SET EXERCISE
Among the entries, which lines carry the string "that"? Copy each of them.

****

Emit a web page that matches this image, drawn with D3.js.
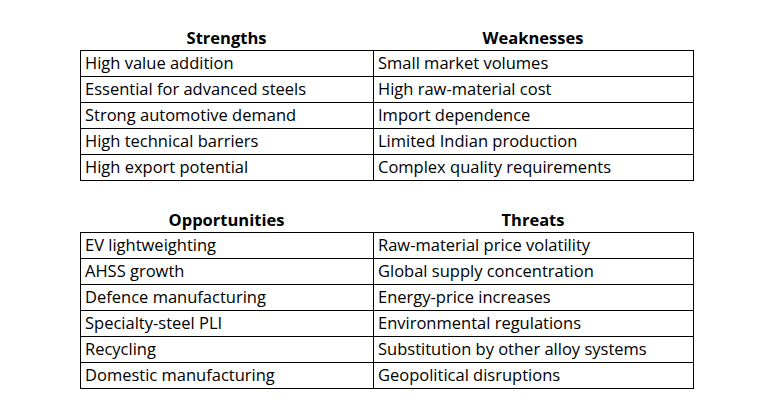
<!DOCTYPE html>
<html lang="en">
  <head>
    <meta charset="UTF-8" />
    <title>SWOT</title>
    <style>
      body { margin: 0; background: #fff; }
    </style>
    <script src="https://cdn.jsdelivr.net/npm/d3@7"></script>
  </head>
  <body>
    <script>
      const headersTop = ["Strengths", "Weaknesses"];
      const strengths = ["High value addition", "Essential for advanced steels", "Strong automotive demand", "High technical barriers", "High export potential"];
      const weaknesses = ["Small market volumes", "High raw-material cost", "Import dependence", "Limited Indian production", "Complex quality requirements"];
      const headersBottom = ["Opportunities", "Threats"];
      const opportunities = ["EV lightweighting", "AHSS growth", "Defence manufacturing", "Specialty-steel PLI", "Recycling", "Domestic manufacturing"];
      const threats = ["Raw-material price volatility", "Global supply concentration", "Energy-price increases", "Environmental regulations", "Substitution by other alloy systems", "Geopolitical disruptions"];

      const svg = d3.select("body").append("svg").attr("width", 774).attr("height", 413)
        .attr("font-family", "Open Sans, sans-serif");

      const x = d3.scaleOrdinal().domain([0, 1, 2]).range([80, 373, 693]);
      const rowH = 26;

      function table(headers, left, right, top) {
        const g = svg.append("g");
        const rows = d3.zip(left, right);
        g.selectAll("text.h").data(headers).join("text")
          .attr("class", "h")
          .attr("x", (d, i) => (x(i) + x(i + 1)) / 2)
          .attr("y", top - 6)
          .attr("text-anchor", "middle")
          .attr("font-weight", "bold").attr("font-size", 16.5)
          .text(d => d);
        rows.forEach((r, j) => {
          r.forEach((t, i) => {
            g.append("rect")
              .attr("x", x(i) + 0.5).attr("y", top + j * rowH + 0.5)
              .attr("width", x(i + 1) - x(i)).attr("height", rowH)
              .attr("fill", "none").attr("stroke", "#000").attr("stroke-width", 1);
            g.append("text")
              .attr("x", x(i) + 5).attr("y", top + j * rowH + 19)
              .attr("font-size", 16.5)
              .text(t);
          });
        });
      }

      table(headersTop, strengths, weaknesses, 50);
      table(headersBottom, opportunities, threats, 232);
    </script>
  </body>
</html>
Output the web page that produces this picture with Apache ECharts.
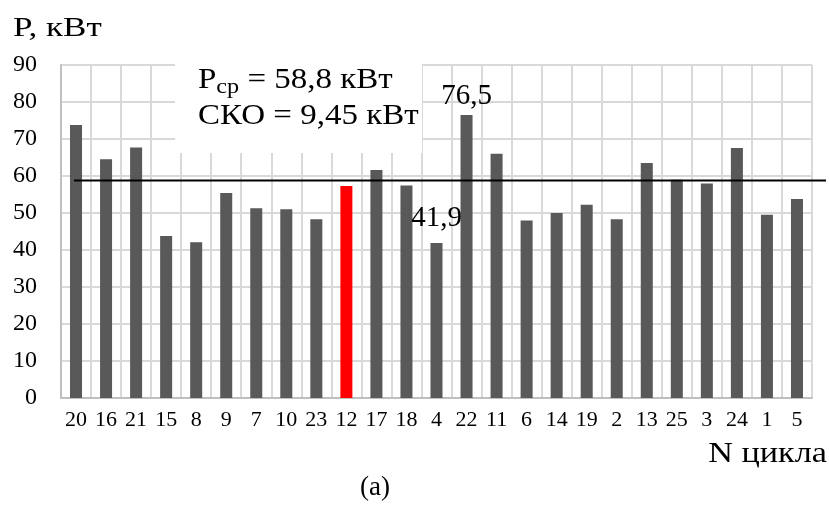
<!DOCTYPE html>
<html><head><meta charset="utf-8">
<script src="https://cdn.jsdelivr.net/npm/echarts@6/dist/echarts.min.js"></script>
<style>html,body{margin:0;padding:0;background:#fff}#c{width:829px;height:508px}</style>
</head><body><div id="c"></div>
<script>
const categories = ['20','16','21','15','8','9','7','10','23','12','17','18','4','22','11','6','14','19','2','13','25','3','24','1','5'];
const values = [73.8,64.5,67.7,43.8,42.1,55.4,51.3,51.0,48.3,57.3,61.6,57.4,41.9,76.5,66.0,48.0,50.0,52.2,48.3,63.5,59.0,58.0,67.6,49.5,53.8];
const highlightCategory = '12';
const labelledCategories = ['22','4'];
const meanValue = 58.8;
const yTicks = [0,10,20,30,40,50,60,70,80,90];
const yTitle = 'P, кВт';
const xTitle = 'N цикла';
const caption = '(a)';

const FONT = '"Liberation Serif", "DejaVu Serif", serif';
const chart = echarts.init(document.getElementById('c'), null, {renderer:'canvas'});

const barData = values.map((v,i)=>{
  const c = categories[i];
  const item = {value:v, itemStyle:{color: c===highlightCategory ? '#ff0000' : '#595959'}};
  if (labelledCategories.includes(c)) {
    item.label = {show:true, position:'top', distance: c==='4'?10:4,
      formatter: p => String(p.value).replace('.', ','),
      fontFamily:FONT, fontSize:29, color:'#000'};
  }
  return item;
});

const option = {
  animation:false,
  backgroundColor:'#fff',
  textStyle:{fontFamily:FONT},
  grid:{left:61, right:17, top:65, bottom:110, containLabel:false},
  xAxis:{type:'category', data:categories,
    axisLine:{show:true, lineStyle:{color:'#bfbfbf', width:2}},
    axisTick:{show:false},
    axisLabel:{interval:0, fontFamily:FONT, fontSize:22, color:'#000', margin:11},
    splitLine:{show:true, interval:0, lineStyle:{color:'#d9d9d9', width:2}}
  },
  yAxis:{type:'value', min:yTicks[0], max:yTicks[yTicks.length-1], interval:10,
    axisLine:{show:true, lineStyle:{color:'#bfbfbf', width:2}},
    axisTick:{show:false},
    axisLabel:{fontFamily:FONT, fontSize:24, color:'#000', margin:24},
    splitLine:{show:true, lineStyle:{color:'#d9d9d9', width:2}}
  },
  series:[{type:'bar', data:barData, barWidth:'40%', z:2}]
};
chart.setOption(option);

const p0 = chart.convertToPixel({gridIndex:0}, [0, meanValue]);
chart.setOption({graphic:[
  {type:'rect', shape:{x:175, y:40, width:247, height:113}, style:{fill:'#fff'}, z:10},
  {type:'text', x:198, y:62, z:11, scaleX:1.1, style:{
    text:'{a|P}{s|ср}{a| = 58,8 кВт}\n{a|СКО = 9,45 кВт}',
    rich:{a:{fontFamily:FONT, fontSize:30, lineHeight:36, fill:'#000'},
          s:{fontFamily:FONT, fontSize:22, lineHeight:28, verticalAlign:'bottom', fill:'#000'}},
    fill:'#000'}},
  {type:'line', z:12, shape:{x1:p0[0]-2, y1:p0[1], x2:826, y2:p0[1]}, style:{stroke:'#000', lineWidth:2}},
  {type:'text', x:13, y:15, scaleX:1.25, style:{text:yTitle, fontFamily:FONT, fontSize:28, fill:'#000'}},
  {type:'text', x:827, y:440, scaleX:1.18, style:{text:xTitle, fontFamily:FONT, fontSize:29, fill:'#000', align:'right'}},
  {type:'text', x:375, y:474, style:{text:caption, fontFamily:FONT, fontSize:27, fill:'#000', align:'center'}}
]});
</script></body></html>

****

OUTPUT OF THE TASK
Emit a web page that matches this image, drawn with D3.js.
Output the web page that produces this picture with Apache ECharts.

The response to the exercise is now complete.